His stellar sophomore and junior years, seasons in which he finished second and fourth in the Heisman Trophy vote respectively, were sufficient motivation for Faulk to forgo his final year of eligibility and declare for the 1994 NFL Draft, where he was selected with the second overall pick by the Indianapolis Colts.

Faulk’s impact on the Colts, and the NFL, was immediate, becoming the first player in league history to win the Offensive Rookie of the Year Award and the Pro Bowl’s Most Valuable Player Award in the same season.

In his second season with Indianapolis, Faulk rushed for 1,078 yards and scored 14 total touchdowns on his way to helping the Colts come within one game of going to the Super Bowl and playing in his second consecutive Pro Bowl.

Although injuries would result in a sub-par 1996 season, Faulk would rush for over 1,000 yards in each of the next two seasons, including 1,319 rushing yards, 86 receptions for 906 yards, and 2,227 total yards from scrimmage in 1998, the first of a record four consecutive 2,000-plus total-yard seasons.

Strained relations with head coach Jim Mora would result in a trade to the St. Louis Rams in 1999, where Faulk’s talents would be fully showcased in a Rams’ spread offense formation that came to be known as “The Greatest Show on Turf.”

Similar to his rookie season in Indianapolis, Faulk’s addition paid instant dividends for the Rams as he became only the second player in NFL history (after Roger Craig) to have 1,000 rushing yards and 1,000 receiving yards in a season. In addition, Faulk set a league record with 2,429 total yards from scrimmage, which has since been broken by Chris Johnson.

The 1999 season would also see St. Louis defeat the Tennessee Titans in Super Bowl XXXIV after finishing last in the NFC West the previous season.

The following year would be Faulk’s best one as a professional, as he won the NFL MVP Award and the Offensive Player of the Year Award while becoming the first running back in league history to lead his team in receptions five separate seasons (three in Indianapolis and twice in St. Louis).

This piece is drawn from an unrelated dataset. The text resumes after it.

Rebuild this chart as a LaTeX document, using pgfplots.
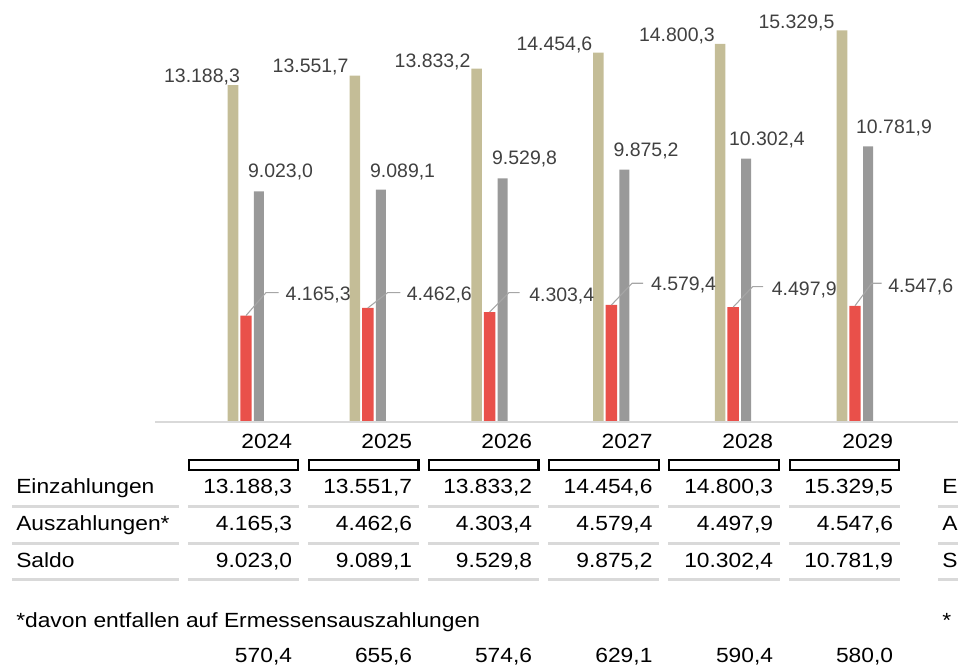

The Rams returned to the Super Bowl in the 2001 season, though they would lose to the New England Patriots in what would be the climax of Faulk’s career.

After rushing for a career-high 1,382 yards, catching 83 passes for 765 yards, totaling 2,147 yards from scrimmage and scoring 21 touchdowns, Faulk won the Offensive Player of the Year Award for the third consecutive season.

Injuries and age would catch up with Faulk as 2001 was the last of his 1,000-yard rushing seasons, and though he remained the Rams' lead running back in successive years, Faulk was well past his prime, despite remaining a respected and effective player.

Faulk would announce his retirement from football on March 26, 2007, ranking 10th in rushing yards (12,279), first in receiving yards (6,875), third in yards from scrimmage (19,154), second in receptions (767) and second in receiving touchdowns (36) among running backs.

To further add credibility to his legacy, Faulk is also one of three players (Marcus Allen, Tiki Barber) to amass 10,000 rushing yards and 5,000 receiving yards in a career, as well as the only one to have 12,000 yards rushing and 6,000 yards receiving.

On Feb. 5, 2011, Faulk was elected into the NFL Hall of Fame in his first year of eligibility.

"To talk about the great backs and not include him is a mistake," Dick Vermeil, former coach of the Rams, once told Sports Illustrated. "I've been around some great players, and he's better—he’s an elite player."